[Start Data segment]
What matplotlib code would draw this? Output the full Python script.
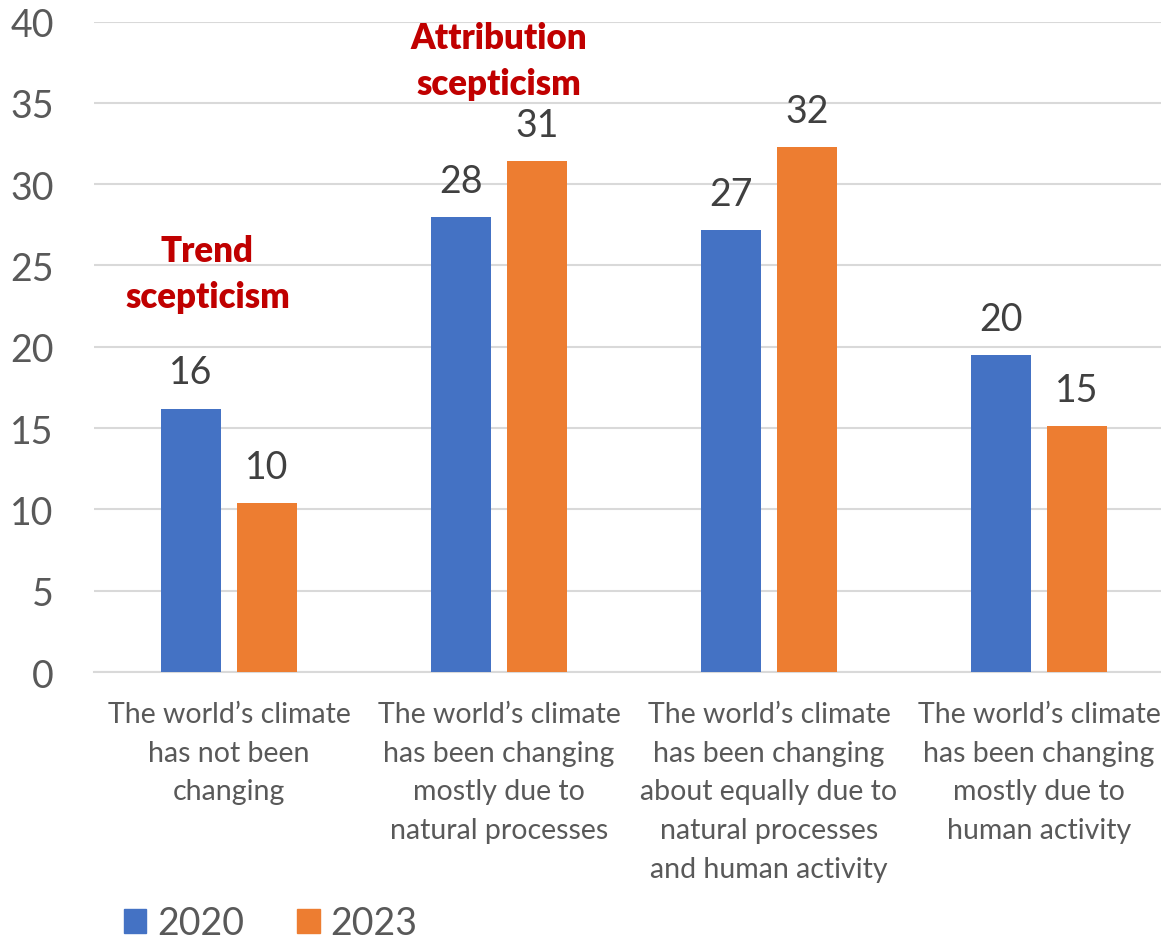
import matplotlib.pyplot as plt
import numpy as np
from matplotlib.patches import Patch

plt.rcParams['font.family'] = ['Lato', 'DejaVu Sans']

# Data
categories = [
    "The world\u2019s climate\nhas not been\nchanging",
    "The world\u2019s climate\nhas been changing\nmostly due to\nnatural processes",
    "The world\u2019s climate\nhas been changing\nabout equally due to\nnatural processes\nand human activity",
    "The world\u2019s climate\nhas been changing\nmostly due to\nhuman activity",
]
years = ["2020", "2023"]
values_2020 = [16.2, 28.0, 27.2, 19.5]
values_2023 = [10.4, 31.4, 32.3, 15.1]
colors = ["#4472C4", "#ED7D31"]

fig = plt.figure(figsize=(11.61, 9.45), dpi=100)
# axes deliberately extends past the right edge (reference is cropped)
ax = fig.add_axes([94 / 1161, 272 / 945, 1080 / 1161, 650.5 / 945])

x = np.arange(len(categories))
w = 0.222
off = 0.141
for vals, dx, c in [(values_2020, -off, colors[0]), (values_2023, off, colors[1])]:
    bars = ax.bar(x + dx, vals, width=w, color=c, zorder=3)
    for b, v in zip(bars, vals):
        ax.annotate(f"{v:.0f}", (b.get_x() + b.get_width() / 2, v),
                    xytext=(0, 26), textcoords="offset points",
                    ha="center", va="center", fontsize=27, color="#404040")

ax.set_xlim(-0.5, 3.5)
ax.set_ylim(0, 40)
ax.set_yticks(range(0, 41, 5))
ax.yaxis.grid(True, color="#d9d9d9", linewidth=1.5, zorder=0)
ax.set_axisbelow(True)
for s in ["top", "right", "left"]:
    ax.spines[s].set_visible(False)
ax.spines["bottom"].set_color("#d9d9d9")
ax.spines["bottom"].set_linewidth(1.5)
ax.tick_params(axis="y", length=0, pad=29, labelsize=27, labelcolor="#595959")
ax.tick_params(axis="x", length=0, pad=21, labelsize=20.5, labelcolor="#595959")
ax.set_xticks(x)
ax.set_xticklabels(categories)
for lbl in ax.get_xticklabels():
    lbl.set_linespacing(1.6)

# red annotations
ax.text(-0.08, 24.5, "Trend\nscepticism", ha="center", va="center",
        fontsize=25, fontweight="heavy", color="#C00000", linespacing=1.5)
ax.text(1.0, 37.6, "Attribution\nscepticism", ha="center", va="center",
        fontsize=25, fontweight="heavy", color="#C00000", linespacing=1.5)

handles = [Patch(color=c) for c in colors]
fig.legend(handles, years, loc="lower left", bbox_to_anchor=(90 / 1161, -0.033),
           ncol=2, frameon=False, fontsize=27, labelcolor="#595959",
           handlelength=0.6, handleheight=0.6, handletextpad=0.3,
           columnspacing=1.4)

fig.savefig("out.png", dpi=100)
[End Data segment]
■ **Task to complete**
Omit the pictures, then output the rest of the listing exactly.

■ **Answer for the task**
What matplotlib code would draw this? Output the full Python script.
import matplotlib.pyplot as plt
import numpy as np
from matplotlib.patches import Patch

plt.rcParams['font.family'] = ['Lato', 'DejaVu Sans']

# Data
categories = [
    "The world\u2019s climate\nhas not been\nchanging",
    "The world\u2019s climate\nhas been changing\nmostly due to\nnatural processes",
    "The world\u2019s climate\nhas been changing\nabout equally due to\nnatural processes\nand human activity",
    "The world\u2019s climate\nhas been changing\nmostly due to\nhuman activity",
]
years = ["2020", "2023"]
values_2020 = [16.2, 28.0, 27.2, 19.5]
values_2023 = [10.4, 31.4, 32.3, 15.1]
colors = ["#4472C4", "#ED7D31"]

fig = plt.figure(figsize=(11.61, 9.45), dpi=100)
# axes deliberately extends past the right edge (reference is cropped)
ax = fig.add_axes([94 / 1161, 272 / 945, 1080 / 1161, 650.5 / 945])

x = np.arange(len(categories))
w = 0.222
off = 0.141
for vals, dx, c in [(values_2020, -off, colors[0]), (values_2023, off, colors[1])]:
    bars = ax.bar(x + dx, vals, width=w, color=c, zorder=3)
    for b, v in zip(bars, vals):
        ax.annotate(f"{v:.0f}", (b.get_x() + b.get_width() / 2, v),
                    xytext=(0, 26), textcoords="offset points",
                    ha="center", va="center", fontsize=27, color="#404040")

ax.set_xlim(-0.5, 3.5)
ax.set_ylim(0, 40)
ax.set_yticks(range(0, 41, 5))
ax.yaxis.grid(True, color="#d9d9d9", linewidth=1.5, zorder=0)
ax.set_axisbelow(True)
for s in ["top", "right", "left"]:
    ax.spines[s].set_visible(False)
ax.spines["bottom"].set_color("#d9d9d9")
ax.spines["bottom"].set_linewidth(1.5)
ax.tick_params(axis="y", length=0, pad=29, labelsize=27, labelcolor="#595959")
ax.tick_params(axis="x", length=0, pad=21, labelsize=20.5, labelcolor="#595959")
ax.set_xticks(x)
ax.set_xticklabels(categories)
for lbl in ax.get_xticklabels():
    lbl.set_linespacing(1.6)

# red annotations
ax.text(-0.08, 24.5, "Trend\nscepticism", ha="center", va="center",
        fontsize=25, fontweight="heavy", color="#C00000", linespacing=1.5)
ax.text(1.0, 37.6, "Attribution\nscepticism", ha="center", va="center",
        fontsize=25, fontweight="heavy", color="#C00000", linespacing=1.5)

handles = [Patch(color=c) for c in colors]
fig.legend(handles, years, loc="lower left", bbox_to_anchor=(90 / 1161, -0.033),
           ncol=2, frameon=False, fontsize=27, labelcolor="#595959",
           handlelength=0.6, handleheight=0.6, handletextpad=0.3,
           columnspacing=1.4)

fig.savefig("out.png", dpi=100)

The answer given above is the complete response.